L'avantage, c'est que nous sommes cinq garçons, je suis celui du milieu. Je n'ai donc jamais ressenti la pression de devoir reprendre l'entreprise. De toute façon, j'étais pour ainsi dire le mouton noir de la famille avec ma carrière d’hockeyeur, tandis que mes frères ont choisi des voies professionnelles « normales ». Mais nous avons une relation détendue. Je les aide, ils ont investi ici avec moi et me soutiennent chaque fois que j'en ai besoin.
Le local est grand. Est-ce que c'est rentable ?
L'emplacement n'est pas mauvais, mais il n'est pas non plus très central. En semaine, nous pouvons encore nous développer, alors que le week-end, ça marche très bien. Pour le loyer, nous avons trouvé un bon concept. Un ami architecte a loué son bureau à côté, et l'agence de marketing où je travaille se trouve au-dessus. L'une des pièces est utilisée par les architectes pendant la semaine, et nous le dimanche. Jusqu'à présent, le compte est bon.

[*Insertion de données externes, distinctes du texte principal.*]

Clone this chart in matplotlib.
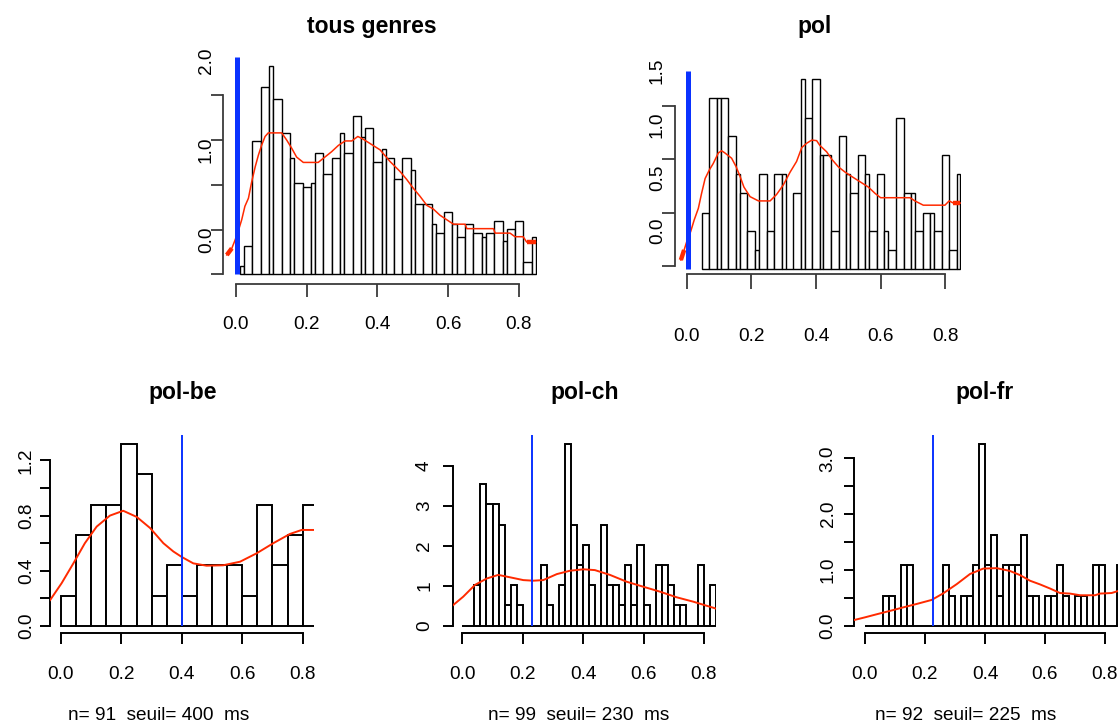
import numpy as np
import matplotlib
matplotlib.use("Agg")
import matplotlib.pyplot as plt
import matplotlib.transforms as mtransforms

# ---------------- data ----------------
titles = ["tous genres", "pol", "pol-be", "pol-ch", "pol-fr"]
x_ticks = [0.0, 0.2, 0.4, 0.6, 0.8]
x_ticklabels = ["0.0", "0.2", "0.4", "0.6", "0.8"]

# tous genres : bar edges (s) and bar tops (density)
tg_edges = [0.011, 0.023, 0.047, 0.071, 0.094, 0.106, 0.130, 0.153, 0.165, 0.189,
            0.212, 0.224, 0.247, 0.271, 0.295, 0.306, 0.330, 0.353, 0.365, 0.389,
            0.412, 0.424, 0.448, 0.471, 0.495, 0.506, 0.530, 0.554, 0.565, 0.589,
            0.612, 0.624, 0.648, 0.671, 0.695, 0.706, 0.730, 0.754, 0.766, 0.789,
            0.812, 0.836, 0.848]
tg_density = [0.09, 0.32, 1.49, 2.09, 2.33, 1.96, 1.58, 1.30, 1.02, 0.98,
              1.02, 1.35, 1.12, 1.30, 1.58, 1.35, 1.77, 1.53, 1.63, 1.25,
              1.40, 1.30, 1.07, 1.30, 1.16, 0.79, 0.79, 0.56, 0.46, 0.70,
              0.56, 0.42, 0.56, 0.46, 0.42, 0.46, 0.60, 0.37, 0.51, 0.60,
              0.14, 0.42]
tg_kde_x = [-0.025, -0.011, -0.002, 0.007, 0.017, 0.026, 0.036, 0.045, 0.055, 0.064,
            0.073, 0.083, 0.092, 0.130, 0.144, 0.158, 0.172, 0.191, 0.233, 0.252,
            0.271, 0.290, 0.309, 0.328, 0.345, 0.360, 0.384, 0.408, 0.436, 0.464,
            0.483, 0.502, 0.521, 0.540, 0.558, 0.577, 0.596, 0.615, 0.648, 0.653,
            0.728, 0.733, 0.775, 0.789, 0.812, 0.822, 0.847]
tg_kde_y = [0.216, 0.29, 0.38, 0.48, 0.61, 0.76, 0.85, 1.03, 1.20, 1.33,
            1.44, 1.54, 1.58, 1.58, 1.50, 1.41, 1.31, 1.25, 1.25, 1.31,
            1.37, 1.44, 1.49, 1.49, 1.54, 1.51, 1.45, 1.39, 1.26, 1.15,
            1.06, 0.96, 0.87, 0.77, 0.73, 0.66, 0.61, 0.56, 0.56, 0.51,
            0.51, 0.46, 0.46, 0.42, 0.42, 0.36, 0.36]
tg_seuil = 0.004

# pol
pol_edges = [0.046, 0.070, 0.094, 0.106, 0.129, 0.153, 0.164, 0.187, 0.211, 0.224,
             0.248, 0.271, 0.294, 0.306, 0.330, 0.354, 0.365, 0.389, 0.412, 0.423,
             0.446, 0.470, 0.494, 0.505, 0.529, 0.553, 0.565, 0.588, 0.611, 0.624,
             0.648, 0.671, 0.693, 0.706, 0.730, 0.753, 0.765, 0.789, 0.812, 0.835,
             0.846]
pol_density = [0.50, 1.57, 1.57, 1.57, 1.22, 0.86, 0.68, 0.325, 0.147, 0.86,
               0.325, 0.86, 0.86, np.nan, 0.68, 1.75, 1.39, 1.75, 1.04, 1.04,
               0.325, 1.22, 0.86, 0.68, 1.04, 0.86, 0.325, 0.86, 0.325, 0.147,
               1.39, 0.68, 0.68, 0.325, 0.50, 0.50, 0.325, 1.04, 0.147, 0.86]
pol_base = -0.031
pol_kde_x = [-0.018, -0.008, 0.005, 0.012, 0.023, 0.036, 0.046, 0.057, 0.070, 0.082,
             0.098, 0.108, 0.118, 0.139, 0.153, 0.165, 0.177, 0.196, 0.222, 0.258,
             0.278, 0.299, 0.320, 0.340, 0.356, 0.371, 0.387, 0.402, 0.412, 0.433,
             0.449, 0.469, 0.490, 0.510, 0.536, 0.562, 0.583, 0.600, 0.691, 0.706,
             0.732, 0.799, 0.812, 0.825, 0.846]
pol_kde_y = [0.056, 0.15, 0.275, 0.32, 0.43, 0.54, 0.68, 0.82, 0.90, 0.96,
             1.06, 1.08, 1.06, 1.01, 0.93, 0.84, 0.74, 0.65, 0.61, 0.61,
             0.67, 0.76, 0.88, 0.98, 1.11, 1.15, 1.18, 1.175, 1.13, 1.07,
             1.00, 0.93, 0.88, 0.84, 0.79, 0.74, 0.68, 0.64, 0.64, 0.61,
             0.57, 0.57, 0.61, 0.59, 0.59]
pol_seuil = 0.003

# pol-be (bins of 0.05 s)
be_n = 91
be_seuil_ms = 400
be_binw = 0.05
be_counts = [1, 3, 4, 4, 6, 5, 1, 2, 1, 2, 2, 2, 1, 4, 2, 3, 4]
be_kde_x = [-0.036, 0.002, 0.041, 0.079, 0.118, 0.162, 0.206, 0.251, 0.295, 0.339,
            0.372, 0.400, 0.438, 0.482, 0.537, 0.593, 0.648, 0.703, 0.758, 0.797, 0.835]
be_kde_y = [0.188, 0.31, 0.454, 0.60, 0.72, 0.80, 0.835, 0.79, 0.71, 0.60,
            0.54, 0.50, 0.454, 0.437, 0.44, 0.466, 0.527, 0.60, 0.667, 0.696, 0.696]

# pol-ch (bins of 0.02 s)
ch_n = 99
ch_seuil_ms = 230
ch_binw = 0.02
ch_counts = [0, 0, 2, 7, 6, 6, 5, 1, 2, 1, 0, 0, 0, 3, 1, 0, 2, 9, 5, 3, 4,
             2, 0, 5, 2, 2, 1, 3, 1, 4, 1, 0, 3, 3, 2, 1, 1, 0, 0, 3, 0, 2]
ch_kde_x = [-0.030, 0.003, 0.042, 0.081, 0.119, 0.158, 0.202, 0.235, 0.268, 0.313,
            0.357, 0.401, 0.439, 0.489, 0.544, 0.599, 0.655, 0.710, 0.765, 0.839]
ch_kde_y = [0.517, 0.725, 1.02, 1.18, 1.27, 1.21, 1.14, 1.125, 1.14, 1.29,
            1.375, 1.41, 1.39, 1.27, 1.10, 0.975, 0.85, 0.71, 0.60, 0.43]

# pol-fr (bins of 0.02 s)
fr_n = 92
fr_seuil_ms = 225
fr_binw = 0.02
fr_counts = [0, 0, 0, 1, 1, 0, 2, 2, 0, 0, 0, 0, 0, 2, 1, 0, 1, 1, 2, 6, 2,
             3, 1, 2, 2, 2, 3, 1, 1, 0, 1, 1, 2, 1, 0, 1, 1, 0, 2, 2, 0, 0, 2]
fr_kde_x = [-0.036, 0.0, 0.039, 0.083, 0.128, 0.172, 0.222, 0.261, 0.306, 0.35,
            0.394, 0.439, 0.483, 0.517, 0.55, 0.583, 0.617, 0.65, 0.683, 0.717,
            0.767, 0.783, 0.822, 0.843]
fr_kde_y = [0.107, 0.155, 0.21, 0.27, 0.334, 0.394, 0.466, 0.585, 0.75, 0.93,
            1.027, 1.035, 0.985, 0.91, 0.81, 0.745, 0.67, 0.59, 0.58, 0.55,
            0.55, 0.58, 0.59, 0.625]

# ---------------- style ----------------
plt.rcParams['font.family'] = ['Liberation Sans', 'DejaVu Sans']
RED = '#ff2a00'
BLUE = '#0a32ff'
FS = 13.7
TFS = 16.5
W, H = 1118, 724
DPI = 100
CAP = 0.716 * FS * DPI / 72.0

fig = plt.figure(figsize=(W / DPI, H / DPI), dpi=DPI)


def pt(px):
    return px * 72.0 / DPI


def make_axes(box, x0, sx, y0, sy):
    l, t, r, b = box
    ax = fig.add_axes([l / W, 1 - b / H, (r - l) / W, (b - t) / H])
    ax.set_xlim((l - x0) / sx, (r - x0) / sx)
    ax.set_ylim((y0 - b) / sy, (y0 - t) / sy)
    ax.patch.set_visible(False)
    for s in ('top', 'right'):
        ax.spines[s].set_visible(False)
    return ax


def style_axes(ax, yticks, axcol, axlw, xtl, ytl):
    ax.set_xticks(x_ticks)
    ax.set_yticks(yticks)
    ax.spines['bottom'].set_bounds(x_ticks[0], x_ticks[-1])
    ax.spines['left'].set_bounds(yticks[0], yticks[-1])
    for s in ('bottom', 'left'):
        ax.spines[s].set_color(axcol)
        ax.spines[s].set_linewidth(axlw)
    ax.tick_params(axis='x', direction='out', length=pt(xtl), width=axlw,
                   color=axcol, labelbottom=False)
    ax.tick_params(axis='y', direction='out', length=pt(ytl), width=axlw,
                   color=axcol, labelleft=False)


def xlabels(ax, dist_px):
    tr = mtransforms.blended_transform_factory(ax.transData, ax.transAxes) + \
        mtransforms.ScaledTranslation(0, -(dist_px + CAP / 2) / DPI, fig.dpi_scale_trans)
    for v, s in zip(x_ticks, x_ticklabels):
        ax.text(v, 0, s, transform=tr, ha='center', va='baseline', fontsize=FS)


def ylabels(ax, vals, labs, dist_px, shift_px=0.0):
    tr = mtransforms.blended_transform_factory(ax.transAxes, ax.transData) + \
        mtransforms.ScaledTranslation((-dist_px + CAP / 2) / DPI, shift_px / DPI,
                                      fig.dpi_scale_trans)
    for v, s in zip(vals, labs):
        ax.text(0, v, s, transform=tr, rotation=90, rotation_mode='anchor',
                ha='center', va='baseline', fontsize=FS)


def draw_bars(ax, edges, tops, base, lw):
    edges = np.asarray(edges, float)
    tops = np.asarray(tops, float)
    tops = np.where(np.isnan(tops), base, tops)
    ax.bar(edges[:-1], tops - base, width=np.diff(edges), bottom=base,
           align='edge', facecolor='white', edgecolor='black', linewidth=lw, zorder=2)


def title(cx, cy, s):
    fig.text(cx / W, 1 - cy / H, s, ha='center', va='center', fontsize=TFS,
             fontweight='bold')


# ---------------- top-left : tous genres ----------------
ax = make_axes((223, 56.7, 537, 283.5), 235.7, 354.0, 274.3, 89.5)
draw_bars(ax, tg_edges, tg_density, 0.0, 1.0)
ax.plot(tg_kde_x, tg_kde_y, color=RED, lw=1.1, zorder=3)
ax.plot(tg_kde_x[:2], tg_kde_y[:2], color=RED, lw=3.2, solid_capstyle='butt', zorder=3)
ax.plot(tg_kde_x[-2:], tg_kde_y[-2:], color=RED, lw=3.2, solid_capstyle='butt', zorder=3)
ax.vlines(tg_seuil, 0.0, ax.get_ylim()[1], color=BLUE, lw=3.6, zorder=4)
style_axes(ax, [0.0, 0.5, 1.0, 1.5, 2.0], '#3a3a3a', 1.3, 13, 12)
xlabels(ax, 38.4)
ylabels(ax, [0.0, 1.0, 2.0], ["0.0", "1.0", "2.0"], 19, 35)
title(371.5, 27, titles[0])

# ---------------- top-right : pol ----------------
ax = make_axes((675, 70.7, 961, 274), 686.7, 323.2, 266.0, 106.7)
draw_bars(ax, pol_edges, pol_density, pol_base, 1.0)
ax.plot(pol_kde_x, pol_kde_y, color=RED, lw=1.1, zorder=3)
ax.plot(pol_kde_x[:2], pol_kde_y[:2], color=RED, lw=3.2, solid_capstyle='butt', zorder=3)
ax.plot(pol_kde_x[-2:], pol_kde_y[-2:], color=RED, lw=3.2, solid_capstyle='butt', zorder=3)
ax.vlines(pol_seuil, pol_base, ax.get_ylim()[1], color=BLUE, lw=3.6, zorder=4)
style_axes(ax, [0.0, 0.5, 1.0, 1.5], '#3a3a3a', 1.3, 15, 13)
xlabels(ax, 60)
ylabels(ax, [0.0, 0.5, 1.0, 1.5], ["0.0", "0.5", "1.0", "1.5"], 20, 35)
title(815, 27, titles[1])

# ---------------- bottom row ----------------
bottom_panels = [
    (titles[2], be_counts, be_n, be_binw, be_seuil_ms, be_kde_x, be_kde_y,
     (50, 435, 313.5, 633.3), 61.0, 302.0, 626.0, 138.0,
     [0.0, 0.2, 0.4, 0.6, 0.8, 1.0, 1.2], [0.0, 0.4, 0.8, 1.2], ["0.0", "0.4", "0.8", "1.2"],
     26, 183, 159),
    (titles[3], ch_counts, ch_n, ch_binw, ch_seuil_ms, ch_kde_x, ch_kde_y,
     (453.3, 435, 716, 633.3), 462.3, 302.0, 625.7, 40.0,
     [0, 1, 2, 3, 4], [0, 1, 2, 3, 4], ["0", "1", "2", "3", "4"],
     31, 585, 579),
    (titles[4], fr_counts, fr_n, fr_binw, fr_seuil_ms, fr_kde_x, fr_kde_y,
     (854.3, 435, 1118, 633.3), 865.0, 300.0, 626.0, 55.9,
     [0.0, 0.5, 1.0, 1.5, 2.0, 2.5, 3.0], [0.0, 1.0, 2.0, 3.0], ["0.0", "1.0", "2.0", "3.0"],
     28.6, 985, 966),
]

for (name, counts, n, bw, seuil_ms, kx, ky, box, x0, sx, y0, sy,
     yt, ylv, yll, ydist, tcx, ncx) in bottom_panels:
    ax = make_axes(box, x0, sx, y0, sy)
    counts = np.asarray(counts, float)
    density = counts / (n * bw)
    edges = bw * np.arange(len(counts) + 1)
    draw_bars(ax, edges, density, 0.0, 1.4)
    ax.plot(kx, ky, color=RED, lw=1.4, zorder=3)
    ax.vlines(seuil_ms / 1000.0, 0.0, ax.get_ylim()[1], color=BLUE, lw=1.4, zorder=4)
    style_axes(ax, yt, 'black', 1.4, 10.7, 10)
    xlabels(ax, 38.4)
    ylabels(ax, ylv, yll, ydist)
    title(tcx, 393, name)
    fig.text(ncx / W, 1 - 720 / H, f"n= {n}  seuil= {seuil_ms}  ms", ha='center',
             va='baseline', fontsize=FS)

fig.savefig("out.png", dpi=DPI)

Où as-tu trouvé l'inspiration pour la WIM Bakery ?
Principalement lors de voyages dans les grandes villes. Je suis allé plusieurs fois à Copenhague, où la culture de la boulangerie est déjà bien plus avancée. Il y a aussi des exemples en Australie ou à Berlin. J'aime tout simplement cette vibe. Peu de choix, mais les produits doivent être au top. La Suisse est encore très traditionnelle dans ce domaine. Bien sûr, nous ne sommes pas la seule boulangerie de ce genre à Zurich. Mais c'est probablement l'une des rares avec un café.
Est-ce que tu joues encore au hockey sur glace aujourd'hui ?
Très rarement. Et ça ne m'a presque pas manqué. Certes, certains aspects du sport professionnel, y compris l'environnement. Mais si l'on s'en tient au sport, il y a tant d'autres choses que je n'ai pas pu faire depuis longtemps, comme le vélo, le ski de randonnée ou un triathlon de temps en temps. Mais en ce moment, je n'aurais pas le temps de jouer au hockey sur glace. C'est pourquoi j'ai dû renoncer à un match des légendes entre Davos et Fribourg.
Le corps serait donc toujours d'accord.
J'ai de la chance - je suis en bonne forme physique et je n'ai vraiment aucune restriction. C'est un privilège d'être en bonne santé après une carrière professionnelle et de pouvoir encore tout faire.